Corinne Cunningham said...

My mom is a lot like you, she's always full of questions, and I believe that's why people are so taken with her. She also listens, so you put questioning and listening together and you get a person who is genuine and caring. I think it's wonderful :)
(thank you for the comment a few minutes ago... I so appreciate it!)

TKW said...

Mama was BIG on questions. And she always was able to put people at ease by asking questions, because conversation with new people is a lot easier if there are direct questions to answer. At least I think so! It beats TWO people fumbling for a topic to talk about.

Miss D and Miss M ask a lot of questions. And yes, sometimes it's an inappropriate or embarrassing question, but those boundaries will be learned in time.

I wish you lived in my neighborhood. I'd ask you over for wine any day.

Nicki said...

Questions and stories are what writing is made of so I love both. I find the stories of others fascinating. I love to share my stories, though I tend to be shy so sharing takes time. And, questions, I ask by the truckload.
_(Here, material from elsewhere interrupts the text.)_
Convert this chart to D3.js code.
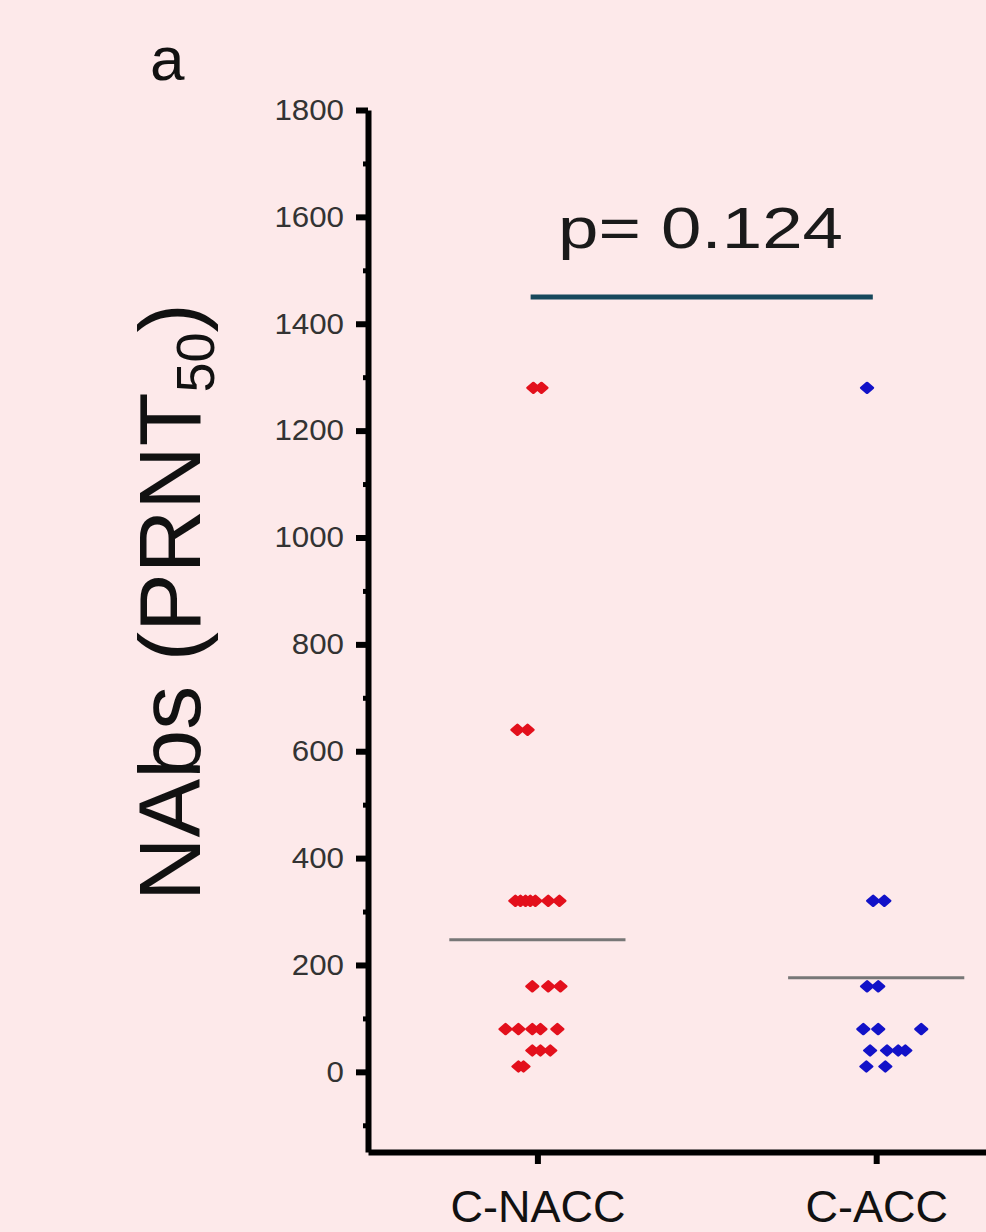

I have taught my children - well, had to call them little with the baby being 15 - to listen, to converse and to question adults. They will be the children who are holding full-fledged conversations with the new adult in the room.

I can see Hannah becoming a speaker and politely telling everyone to hold the questions until she finishes when she will be happy to answer them.

melissa said...

I like questions, but I have a hard time thinking of good ones on the spot. Or else I can only think of mildly inappropriate ones. Maybe I should come up with a handy list?
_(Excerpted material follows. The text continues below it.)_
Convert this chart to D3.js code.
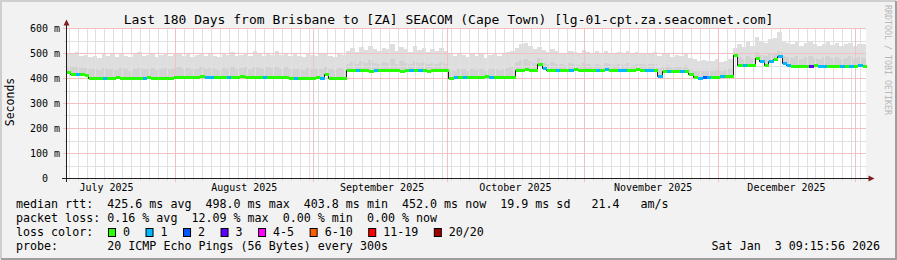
<!DOCTYPE html>
<html lang="en">
<head>
<meta charset="utf-8">
<style>
    body { margin: 0; background: #f2f2f2; overflow: hidden; }
    svg { display: block; }
    text { font-family: "DejaVu Sans Mono", monospace; white-space: pre; }
</style>
</head>
<body>
<svg width="897" height="260"></svg>
<script src="https://cdn.jsdelivr.net/npm/d3@7/dist/d3.min.js"></script>
<script>
    // one sample per day, 180 days (ms)
    const medianRtt = [
        425, 416, 415, 415, 414, 402, 402, 401, 402, 402,
        402, 403, 402, 402, 401, 402, 402, 402, 403, 402,
        402, 402, 401, 402, 406, 406, 405, 406, 406, 406,
        407, 406, 406, 406, 405, 406, 406, 406, 406, 407,
        406, 406, 406, 406, 405, 406, 406, 406, 406, 406,
        402, 402, 401, 402, 402, 402, 403, 402, 418, 402,
        401, 402, 402, 431, 431, 432, 431, 431, 430, 431,
        431, 432, 431, 431, 431, 430, 431, 432, 431, 431,
        431, 430, 431, 432, 431, 431, 400, 404, 405, 405,
        405, 405, 404, 405, 408, 405, 405, 405, 405, 405,
        405, 433, 433, 434, 433, 433, 456, 440, 433, 433,
        433, 432, 433, 433, 434, 433, 433, 432, 433, 433,
        433, 434, 433, 432, 433, 433, 433, 433, 434, 433,
        433, 433, 432, 409, 428, 428, 429, 428, 428, 428,
        415, 404, 402, 403, 403, 405, 406, 409, 409, 409,
        492, 452, 452, 452, 453, 480, 468, 452, 470, 478,
        486, 462, 452, 450, 450, 449, 450, 450, 452, 450,
        450, 449, 450, 450, 450, 449, 450, 450, 451, 450
    ];
    // lost pings out of 20
    const lossCount = [
        0, 0, 1, 0, 0, 0, 0, 0, 1, 0,
        0, 0, 0, 0, 0, 0, 0, 1, 0, 0,
        0, 0, 0, 0, 0, 0, 0, 0, 0, 0,
        0, 1, 1, 0, 0, 0, 1, 0, 0, 0,
        0, 0, 0, 0, 1, 0, 0, 0, 0, 0,
        0, 1, 0, 0, 0, 0, 0, 1, 0, 0,
        0, 0, 0, 0, 0, 1, 0, 0, 0, 1,
        0, 0, 0, 0, 0, 0, 0, 1, 0, 1,
        0, 0, 0, 0, 0, 0, 0, 1, 0, 1,
        0, 0, 0, 0, 0, 1, 0, 0, 0, 0,
        0, 0, 0, 0, 0, 0, 0, 1, 0, 0,
        1, 0, 0, 1, 0, 0, 0, 0, 0, 1,
        0, 1, 0, 0, 1, 1, 0, 0, 0, 0,
        1, 1, 0, 1, 0, 1, 0, 0, 1, 0,
        0, 0, 1, 2, 1, 0, 0, 1, 0, 0,
        0, 0, 1, 0, 0, 0, 1, 0, 1, 0,
        1, 1, 1, 0, 0, 0, 0, 3, 0, 1,
        1, 0, 0, 0, 1, 0, 1, 0, 1, 0
    ];
    // top of the smoke (slowest pings)
    const smokeMax = [
        500, 495, 505, 488, 492, 485, 490, 482, 498, 488,
        495, 485, 500, 490, 483, 495, 505, 488, 492, 498,
        485, 494, 500, 488, 496, 502, 490, 497, 485, 492,
        500, 488, 495, 490, 483, 498, 492, 505, 487, 494,
        500, 490, 508, 496, 488, 502, 494, 510, 492, 500,
        488, 495, 490, 485, 498, 492, 488, 495, 500, 490,
        485, 498, 492, 510, 520, 505, 525, 512, 530, 518,
        508, 522, 515, 535, 510, 525, 518, 505, 528, 512,
        520, 505, 515, 510, 522, 508, 495, 488, 500, 492,
        485, 498, 490, 495, 480, 492, 500, 488, 495, 505,
        510, 520, 535, 540, 528, 515, 525, 512, 505, 518,
        508, 500, 495, 510, 505, 498, 512, 505, 500, 508,
        495, 510, 502, 498, 505, 500, 510, 498, 505, 500,
        495, 500, 505, 490, 495, 500, 485, 492, 488, 498,
        480, 475, 470, 472, 468, 470, 478, 465, 470, 475,
        520, 535, 525, 545, 530, 565, 548, 540, 555, 560,
        585, 550, 540, 535, 545, 530, 540, 548, 535, 530,
        538, 545, 532, 540, 528, 535, 542, 530, 538, 535
    ];
    // top of the dense part of the smoke
    const smokeMid = [
        450, 445, 448, 442, 440, 435, 438, 432, 440, 436,
        438, 432, 440, 435, 430, 437, 442, 434, 436, 440,
        432, 438, 440, 434, 440, 445, 436, 442, 434, 438,
        444, 436, 440, 437, 432, 442, 438, 446, 435, 440,
        444, 438, 448, 440, 436, 445, 440, 450, 438, 444,
        434, 438, 436, 432, 440, 436, 434, 438, 445, 435,
        432, 440, 436, 458, 465, 455, 468, 460, 472, 462,
        456, 466, 460, 475, 458, 468, 462, 455, 470, 460,
        465, 455, 462, 458, 466, 456, 432, 430, 438, 434,
        430, 436, 432, 435, 428, 434, 438, 432, 436, 440,
        445, 465, 472, 478, 468, 462, 480, 462, 458, 465,
        458, 455, 452, 460, 456, 452, 460, 456, 454, 458,
        452, 460, 455, 452, 456, 454, 460, 452, 456, 455,
        452, 455, 458, 440, 450, 452, 445, 448, 446, 452,
        438, 430, 428, 430, 427, 428, 432, 430, 432, 435,
        500, 485, 478, 490, 482, 505, 492, 488, 496, 502,
        510, 490, 485, 480, 488, 478, 485, 490, 482, 478,
        484, 488, 480, 485, 476, 482, 486, 478, 484, 480
    ];

    const yTicks = [0, 100, 200, 300, 400, 500, 600];
    const lossLabels = ["0", "1", "2", "3", "4-5", "6-10", "11-19", "20/20"];
    const lossColors = ["#26ff00", "#00b8ff", "#0059ff", "#5e00ff", "#ff00ff", "#ff5e00", "#ff0000", "#a10000"];
    const lossUpper = [0, 1, 2, 3, 5, 10, 19, 20];

    const titleText = "Last 180 Days from Brisbane to [ZA] SEACOM (Cape Town) [lg-01-cpt.za.seacomnet.com]";
    const legendRtt = "median rtt:  425.6 ms avg  498.0 ms max  403.8 ms min  452.0 ms now  19.9 ms sd   21.4   am/s";
    const legendLoss = "packet loss: 0.16 % avg  12.09 % max  0.00 % min  0.00 % now";
    const probeText = "20 ICMP Echo Pings (56 Bytes) every 300s";
    const stampText = "Sat Jan  3 09:15:56 2026";

    const W = 897, H = 260;
    const svg = d3.select("svg");
    const DAY = 864e5;
    const endTime = Date.UTC(2026, 0, 3, 9, 15, 56);
    const startTime = endTime - 180 * DAY;

    const x = d3.scaleUtc().domain([startTime, endTime]).range([66, 866]);
    const y = d3.scaleLinear().domain([0, 600]).range([178, 28]);
    const t = i => startTime + i * DAY;
    const px = v => Math.round(v);

    // frame
    svg.append("rect").attr("width", W).attr("height", H).attr("fill", "#f2f2f2");
    svg.append("path").attr("d", `M1,${H - 1} V1 H${W - 1}`).attr("fill", "none")
        .attr("stroke", "#cfcfcf").attr("stroke-width", 2);
    svg.append("path").attr("d", `M1,${H - 1} H${W - 1} V1`).attr("fill", "none")
        .attr("stroke", "#9e9e9e").attr("stroke-width", 2);

    // canvas
    svg.append("rect").attr("x", 66).attr("y", 28).attr("width", 800).attr("height", 150).attr("fill", "#fff");

    /************************************************************
    * Smoke
    ************************************************************/
    const idx = d3.range(medianRtt.length);
    const xl = i => px(x(t(i)));
    const smoke = svg.append("g").attr("shape-rendering", "crispEdges");
    smoke.selectAll(".outer").data(idx).enter().append("rect")
        .attr("x", xl).attr("width", i => xl(i + 1) - xl(i))
        .attr("y", i => px(y(smokeMax[i]))).attr("height", i => px(y(medianRtt[i] - 3)) - px(y(smokeMax[i])))
        .attr("fill", "#dedede");
    smoke.selectAll(".inner").data(idx).enter().append("rect")
        .attr("x", xl).attr("width", i => xl(i + 1) - xl(i))
        .attr("y", i => px(y(smokeMid[i]))).attr("height", i => px(y(medianRtt[i] - 2)) - px(y(smokeMid[i])))
        .attr("fill", "#d2d2d2");

    /************************************************************
    * Grid
    ************************************************************/
    const minorDays = d3.utcDay.range(startTime, endTime).filter(d => Math.round(d / DAY) % 2 === 1);
    const majorMonths = d3.utcMonth.range(startTime, endTime);
    const hMinor = d3.range(50, 601, 100);

    const grid = svg.append("g").attr("shape-rendering", "crispEdges").attr("stroke-width", 1);
    grid.selectAll(".vmin").data(minorDays).enter().append("line")
        .attr("x1", d => px(x(d)) + 0.5).attr("x2", d => px(x(d)) + 0.5)
        .attr("y1", 28).attr("y2", 181).attr("stroke", "#e0e0e0");
    grid.selectAll(".hmin").data(hMinor).enter().append("line")
        .attr("x1", 64).attr("x2", 866)
        .attr("y1", d => px(y(d)) + 0.5).attr("y2", d => px(y(d)) + 0.5).attr("stroke", "#e0e0e0");
    grid.selectAll(".vmaj").data(majorMonths).enter().append("line")
        .attr("x1", d => px(x(d)) + 0.5).attr("x2", d => px(x(d)) + 0.5)
        .attr("y1", 28).attr("y2", 182).attr("stroke", "#f2c0c0");
    grid.selectAll(".hmaj").data(yTicks.slice(1)).enter().append("line")
        .attr("x1", 63).attr("x2", 866)
        .attr("y1", d => px(y(d)) + 0.5).attr("y2", d => px(y(d)) + 0.5).attr("stroke", "#f2c0c0");

    /************************************************************
    * Median, coloured by loss
    ************************************************************/
    const lossIndex = n => lossUpper.findIndex(u => n <= u);
    const medLine = d3.line().curve(d3.curveStepAfter).x(d => px(x(d[0])) + 0.5).y(d => px(y(d[1])) + 0.5);
    const medPts = idx.map(i => [t(i), medianRtt[i]]);
    medPts.push([endTime, medianRtt[medianRtt.length - 1]]);
    svg.append("path").attr("d", medLine(medPts)).attr("fill", "none")
        .attr("stroke", "#202020").attr("stroke-width", 1);
    svg.append("g").attr("shape-rendering", "crispEdges")
        .selectAll("rect").data(idx).enter().append("rect")
        .attr("x", i => xl(i) + 1).attr("width", i => xl(i + 1) - xl(i))
        .attr("y", i => px(y(medianRtt[i])) - 1).attr("height", 3)
        .attr("fill", i => lossColors[lossIndex(lossCount[i])]);

    /************************************************************
    * Axes
    ************************************************************/
    const axisCol = "#1f1f1f", arrowCol = "#801f1f";
    svg.append("line").attr("x1", 66.5).attr("x2", 66.5).attr("y1", 182).attr("y2", 24)
        .attr("stroke", axisCol);
    svg.append("line").attr("x1", 62).attr("x2", 870).attr("y1", 178.5).attr("y2", 178.5)
        .attr("stroke", axisCol);
    svg.append("path").attr("d", "M63.5,25.5 L69.5,25.5 L66.5,19.5 Z").attr("fill", arrowCol);
    svg.append("path").attr("d", "M868.5,175.5 L868.5,181.5 L874.5,178.5 Z").attr("fill", arrowCol);

    svg.append("g").selectAll("text").data(yTicks).enter().append("text")
        .attr("x", d => d === 0 ? 48 : 60).attr("y", d => y(d) + 3.5)
        .attr("text-anchor", "end").attr("font-size", 10).attr("fill", "#000")
        .text(d => d === 0 ? "0" : `${d} m`);

    const fmtMonth = d3.utcFormat("%B %Y");
    const monthMids = d3.utcMonth.range(d3.utcMonth.floor(startTime), endTime)
        .map(m => new Date(+m + 15.5 * DAY))
        .filter(m => x(m) > 66 && x(m) < 866);
    svg.append("g").selectAll("text").data(monthMids).enter().append("text")
        .attr("x", d => x(d)).attr("y", 191)
        .attr("text-anchor", "middle").attr("font-size", 10)
        .text(d => fmtMonth(new Date(+d - 15.5 * DAY)));

    svg.append("text").attr("transform", "translate(14,102) rotate(-90)")
        .attr("text-anchor", "middle").attr("font-size", 11.5).text("Seconds");

    svg.append("text").attr("x", 448.5).attr("y", 24).attr("text-anchor", "middle")
        .attr("font-size", 13).text(titleText);

    svg.append("text").attr("transform", "translate(885,5) rotate(90)")
        .attr("font-size", 8.3).attr("fill", "#b8b8b8").text("RRDTOOL / TOBI OETIKER");

    /************************************************************
    * Legend
    ************************************************************/
    const fs = 11.66, cw = fs * 0.602;
    const legend = svg.append("g").attr("font-size", fs);
    legend.append("text").attr("x", 16).attr("y", 208).text(legendRtt);
    legend.append("text").attr("x", 16).attr("y", 222).text(legendLoss);
    legend.append("text").attr("x", 16).attr("y", 236).text("loss color:");
    legend.append("text").attr("x", 16).attr("y", 250).text("probe:");
    legend.append("text").attr("x", 16 + 13 * cw).attr("y", 250).text(probeText);
    legend.append("text").attr("x", 880).attr("y", 250).attr("text-anchor", "end").text(stampText);

    let bx = 108;
    lossLabels.forEach((lab, i) => {
        legend.append("rect").attr("x", bx + 0.5).attr("y", 228.5).attr("width", 7).attr("height", 8)
            .attr("fill", lossColors[i]).attr("stroke", "#000").attr("stroke-width", 1);
        legend.append("text").attr("x", bx + 15).attr("y", 236).text(lab);
        bx = bx + 15 + lab.length * cw + 15.5;
    });
</script>
</body>
</html>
Aidan Donnelley Rowley said...

Becca, life is about asking questions. Our society seems so focused on answers, but I think that as long as we are asking the right questions we are okay. I think raising your kids to ask questions, to explore curiosity, is one of the best things you can do for them. Cheerio!

Anonymous said...

I'm with most of the other comments...boundaries will come with time. Society shames the questions out of us soon enough. Let them ask away.
Unless, of course, the monologue about pants and boots isn't over yet.

Sarah said...

"I can't spend quality time with people who won't "Talk". I get bored. I actually feel lonely in their company. But maybe it's hindering my friend making opportunities. Maybe I need to ask less. Ask FOR less."

You are brave for asking yourself if you should ask less questions and ask FOR less from the people that you are meeting. I, too am an asker of many questions--because truly truly I am interested in the people and world around me. I am saddened to find that so many many people are guarded and shy away from the questions, or from the honest answers that they deserve.